Olivia Palermo. Sometimes what she wears make me go "uck," and other times she's super classy.

Tuesday, April 6, 2010

Sittin' on the dock of the bay

Music is so distracting. I love it.

Except for that whole thing where it takes up my homework time.

Oh well.

Sunday, April 4, 2010

Literacy

I could read my life away. I can certainly read days away. Sometimes I think I need to be careful that I don't do that--but then, I don't think homework/work/mysenseofguilt/people/LIFE will let me do that. So, really it's not something to worry about at all.

Something to worry about: the MASSIVE AMOUNT of Easter candy in my house and in my gut.

Saturday, April 3, 2010

Wintergirls


Two weeks ago in my publishing class we had a panel of solid midlist authors come: Mette Harrison, Allyson Condie, Carol Lynch Williams. I asked them how they wrote characters who had some kind of medical condition (like Alzheimers or an eating disorder) in a way that felt authentic. They offered me some suggestions of how to do research, and then Carol suggested that I read Wintergirls by Laurie Halse Anderson--which I just finished today.

Wintergirls is a narrative told in first-person by a girl who has anorexia. There are a lot of books out there about anorexic or bulimic girls, but rarely do you find a book that deals with them from the first-person point of view. From my position as a hoping-to-be-someday-in-the-future author, the idea of writing about such a disease from the first-person is intimidating. Like, super intimidating.

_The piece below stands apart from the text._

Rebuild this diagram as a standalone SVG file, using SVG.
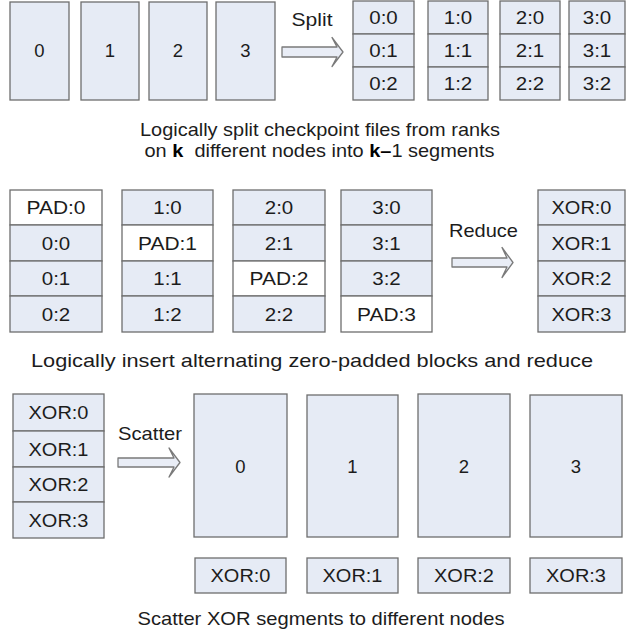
<svg xmlns="http://www.w3.org/2000/svg" width="626" height="634" viewBox="0 0 626 634">
  <style>
    .cell { fill: #e6ebf5; stroke: #6e6e6e; stroke-width: 1.3; }
    .pad { fill: #ffffff; }
    .arrow { fill: #e9edf6; stroke: #7a7a7a; stroke-width: 1.3; stroke-linejoin: round; }
    .lbl { font-family: "Liberation Sans", Arial, sans-serif; font-size: 18.5px; fill: #1c1c1c; text-anchor: middle; }
    .cap { font-family: "Liberation Sans", Arial, sans-serif; font-size: 19px; fill: #1c1c1c; text-anchor: middle; }
    .b { font-weight: bold; fill: #000; }
  </style>

  <rect width="626" height="634" fill="#ffffff"/>

  <!-- Section 1: checkpoint files per rank -->
  <g id="file-0"><rect class="cell" x="10" y="2" width="59" height="98"/><text class="lbl" x="39.5" y="57">0</text></g>
  <g id="file-1"><rect class="cell" x="81" y="2" width="58" height="98"/><text class="lbl" x="110" y="57">1</text></g>
  <g id="file-2"><rect class="cell" x="149" y="2" width="58" height="98"/><text class="lbl" x="178" y="57">2</text></g>
  <g id="file-3"><rect class="cell" x="216" y="2" width="59" height="98"/><text class="lbl" x="245.5" y="57">3</text></g>

  <!-- Split segments -->
  <g id="split-0">
    <rect class="cell" x="353" y="1" width="61" height="33"/><text class="lbl" x="383.5" y="24" textLength="28.5" lengthAdjust="spacingAndGlyphs">0:0</text>
    <rect class="cell" x="353" y="34" width="61" height="33"/><text class="lbl" x="383.5" y="57" textLength="28.5" lengthAdjust="spacingAndGlyphs">0:1</text>
    <rect class="cell" x="353" y="67" width="61" height="33"/><text class="lbl" x="383.5" y="90" textLength="28.5" lengthAdjust="spacingAndGlyphs">0:2</text>
  </g>
  <g id="split-1">
    <rect class="cell" x="428" y="1" width="60" height="33"/><text class="lbl" x="458" y="24" textLength="28.5" lengthAdjust="spacingAndGlyphs">1:0</text>
    <rect class="cell" x="428" y="34" width="60" height="33"/><text class="lbl" x="458" y="57" textLength="28.5" lengthAdjust="spacingAndGlyphs">1:1</text>
    <rect class="cell" x="428" y="67" width="60" height="33"/><text class="lbl" x="458" y="90" textLength="28.5" lengthAdjust="spacingAndGlyphs">1:2</text>
  </g>
  <g id="split-2">
    <rect class="cell" x="500" y="1" width="60" height="33"/><text class="lbl" x="530" y="24" textLength="28.5" lengthAdjust="spacingAndGlyphs">2:0</text>
    <rect class="cell" x="500" y="34" width="60" height="33"/><text class="lbl" x="530" y="57" textLength="28.5" lengthAdjust="spacingAndGlyphs">2:1</text>
    <rect class="cell" x="500" y="67" width="60" height="33"/><text class="lbl" x="530" y="90" textLength="28.5" lengthAdjust="spacingAndGlyphs">2:2</text>
  </g>
  <g id="split-3">
    <rect class="cell" x="569" y="1" width="56" height="33"/><text class="lbl" x="597" y="24" textLength="28.5" lengthAdjust="spacingAndGlyphs">3:0</text>
    <rect class="cell" x="569" y="34" width="56" height="33"/><text class="lbl" x="597" y="57" textLength="28.5" lengthAdjust="spacingAndGlyphs">3:1</text>
    <rect class="cell" x="569" y="67" width="56" height="33"/><text class="lbl" x="597" y="90" textLength="28.5" lengthAdjust="spacingAndGlyphs">3:2</text>
  </g>

  <g id="caption-split">
    <text class="cap" x="320" y="136" textLength="360" lengthAdjust="spacingAndGlyphs">Logically split checkpoint files from ranks</text>
    <text class="cap" x="319.5" y="157" textLength="350" lengthAdjust="spacingAndGlyphs">on <tspan class="b">k</tspan>&#160; different nodes into <tspan class="b">k–</tspan>1 segments</text>
  </g>

  <!-- Section 2: padded columns -->
  <g id="pad-col-0">
    <rect class="cell pad" x="10" y="190" width="92" height="35"/><text class="lbl" x="56" y="214" textLength="59" lengthAdjust="spacingAndGlyphs">PAD:0</text>
    <rect class="cell" x="10" y="225" width="92" height="36"/><text class="lbl" x="56" y="249.5" textLength="28.5" lengthAdjust="spacingAndGlyphs">0:0</text>
    <rect class="cell" x="10" y="261" width="92" height="35"/><text class="lbl" x="56" y="285" textLength="28.5" lengthAdjust="spacingAndGlyphs">0:1</text>
    <rect class="cell" x="10" y="296" width="92" height="36"/><text class="lbl" x="56" y="320.5" textLength="28.5" lengthAdjust="spacingAndGlyphs">0:2</text>
  </g>
  <g id="pad-col-1">
    <rect class="cell" x="122" y="190" width="91" height="35"/><text class="lbl" x="167.5" y="214" textLength="28.5" lengthAdjust="spacingAndGlyphs">1:0</text>
    <rect class="cell pad" x="122" y="225" width="91" height="36"/><text class="lbl" x="167.5" y="249.5" textLength="59" lengthAdjust="spacingAndGlyphs">PAD:1</text>
    <rect class="cell" x="122" y="261" width="91" height="35"/><text class="lbl" x="167.5" y="285" textLength="28.5" lengthAdjust="spacingAndGlyphs">1:1</text>
    <rect class="cell" x="122" y="296" width="91" height="36"/><text class="lbl" x="167.5" y="320.5" textLength="28.5" lengthAdjust="spacingAndGlyphs">1:2</text>
  </g>
  <g id="pad-col-2">
    <rect class="cell" x="233" y="190" width="92" height="35"/><text class="lbl" x="279" y="214" textLength="28.5" lengthAdjust="spacingAndGlyphs">2:0</text>
    <rect class="cell" x="233" y="225" width="92" height="36"/><text class="lbl" x="279" y="249.5" textLength="28.5" lengthAdjust="spacingAndGlyphs">2:1</text>
    <rect class="cell pad" x="233" y="261" width="92" height="35"/><text class="lbl" x="279" y="285" textLength="59" lengthAdjust="spacingAndGlyphs">PAD:2</text>
    <rect class="cell" x="233" y="296" width="92" height="36"/><text class="lbl" x="279" y="320.5" textLength="28.5" lengthAdjust="spacingAndGlyphs">2:2</text>
  </g>
  <g id="pad-col-3">
    <rect class="cell" x="341" y="190" width="91" height="35"/><text class="lbl" x="386.5" y="214" textLength="28.5" lengthAdjust="spacingAndGlyphs">3:0</text>
    <rect class="cell" x="341" y="225" width="91" height="36"/><text class="lbl" x="386.5" y="249.5" textLength="28.5" lengthAdjust="spacingAndGlyphs">3:1</text>
    <rect class="cell" x="341" y="261" width="91" height="35"/><text class="lbl" x="386.5" y="285" textLength="28.5" lengthAdjust="spacingAndGlyphs">3:2</text>
    <rect class="cell pad" x="341" y="296" width="91" height="36"/><text class="lbl" x="386.5" y="320.5" textLength="59" lengthAdjust="spacingAndGlyphs">PAD:3</text>
  </g>

  <!-- Reduced XOR column -->
  <g id="xor-reduced">
    <rect class="cell" x="538" y="190" width="87" height="35"/><text class="lbl" x="581.5" y="214" textLength="60" lengthAdjust="spacingAndGlyphs">XOR:0</text>
    <rect class="cell" x="538" y="225" width="87" height="36"/><text class="lbl" x="581.5" y="249.5" textLength="60" lengthAdjust="spacingAndGlyphs">XOR:1</text>
    <rect class="cell" x="538" y="261" width="87" height="35"/><text class="lbl" x="581.5" y="285" textLength="60" lengthAdjust="spacingAndGlyphs">XOR:2</text>
    <rect class="cell" x="538" y="296" width="87" height="36"/><text class="lbl" x="581.5" y="320.5" textLength="60" lengthAdjust="spacingAndGlyphs">XOR:3</text>
  </g>

  <g id="caption-reduce">
    <text class="cap" x="312" y="367" textLength="562" lengthAdjust="spacingAndGlyphs">Logically insert alternating zero-padded blocks and reduce</text>
  </g>

  <!-- Section 3: scatter -->
  <g id="xor-source">
    <rect class="cell" x="13" y="394" width="91" height="37"/><text class="lbl" x="58.5" y="419" textLength="60" lengthAdjust="spacingAndGlyphs">XOR:0</text>
    <rect class="cell" x="13" y="431" width="91" height="36"/><text class="lbl" x="58.5" y="455.5" textLength="60" lengthAdjust="spacingAndGlyphs">XOR:1</text>
    <rect class="cell" x="13" y="467" width="91" height="35"/><text class="lbl" x="58.5" y="491" textLength="60" lengthAdjust="spacingAndGlyphs">XOR:2</text>
    <rect class="cell" x="13" y="502" width="91" height="36"/><text class="lbl" x="58.5" y="526.5" textLength="60" lengthAdjust="spacingAndGlyphs">XOR:3</text>
  </g>

  <g id="node-0"><rect class="cell" x="194" y="394" width="93" height="143"/><text class="lbl" x="240.5" y="472.5">0</text></g>
  <g id="node-1"><rect class="cell" x="307" y="395" width="91" height="142"/><text class="lbl" x="352.5" y="472.5">1</text></g>
  <g id="node-2"><rect class="cell" x="418" y="394" width="92" height="143"/><text class="lbl" x="464" y="472.5">2</text></g>
  <g id="node-3"><rect class="cell" x="530" y="395" width="92" height="142"/><text class="lbl" x="576" y="472.5">3</text></g>

  <g id="node-xor-0"><rect class="cell" x="195" y="558" width="91" height="35"/><text class="lbl" x="240.5" y="582" textLength="60" lengthAdjust="spacingAndGlyphs">XOR:0</text></g>
  <g id="node-xor-1"><rect class="cell" x="307" y="558" width="91" height="35"/><text class="lbl" x="352.5" y="582" textLength="60" lengthAdjust="spacingAndGlyphs">XOR:1</text></g>
  <g id="node-xor-2"><rect class="cell" x="418" y="558" width="92" height="35"/><text class="lbl" x="464" y="582" textLength="60" lengthAdjust="spacingAndGlyphs">XOR:2</text></g>
  <g id="node-xor-3"><rect class="cell" x="530" y="558" width="92" height="35"/><text class="lbl" x="576" y="582" textLength="60" lengthAdjust="spacingAndGlyphs">XOR:3</text></g>

  <g id="caption-scatter">
    <text class="cap" x="321" y="625" textLength="367" lengthAdjust="spacingAndGlyphs">Scatter XOR segments to different nodes</text>
  </g>

  <!-- Connectors: hollow block arrows with their labels -->
  <g id="connectors">
    <polygon class="arrow" points="282,47 337,47 332,37.5 343,52 332,66.5 337,57 282,57"/>
    <text class="lbl" x="312" y="26" textLength="41" lengthAdjust="spacingAndGlyphs">Split</text>
    <polygon class="arrow" points="452,258 507,258 502,247.5 513,262.5 502,277.5 507,267 452,267"/>
    <text class="lbl" x="483.5" y="237" textLength="69" lengthAdjust="spacingAndGlyphs">Reduce</text>
    <polygon class="arrow" points="118,458 174,458 169,448 180,462.5 169,477 174,467 118,467"/>
    <text class="lbl" x="150" y="440" textLength="64" lengthAdjust="spacingAndGlyphs">Scatter</text>
  </g>
</svg>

And by nature, I think, the book is going to be intense. Wintergirls is very intense. I've never had an eating disorder. I've had/have a lot of friends who have. I know what it feels like to constantly worry about your body and always feel too fat--but I know that's not the same experience as actually starving yourself or binging and purging.

I think this book is brave. And I think it's really well done. It felt real to me. I felt like I was going a little crazy as a read it. It felt honest. It doesn't focus only on the main character's issue with eating, because I don't think eating disorders are ever just about eating. There's so much more connected. Like I said, it was intense, and even disturbing at times.

I don't want to put my foot in my mouth (I'm an expert at this. If you want to know how, just ask me sometime. I have an easy two-step method. You won't even have to think about it--I never do). But here's the deal: so many girls have eating disorders. And I think it's something that's hard to understand if you've never been there. Well, this book helped me understand a little bit. That's all.

Carol also said that we write what we know and we write what we're interested in. We learn and learn and learn and learn, and then we know.

I don't recommend this book if you're feeling depressed or emotionally/mentally unstable. That probably sounds way too strong. For a comparison: The Bell Jar made me feel like I was losing it a bit. That's just me.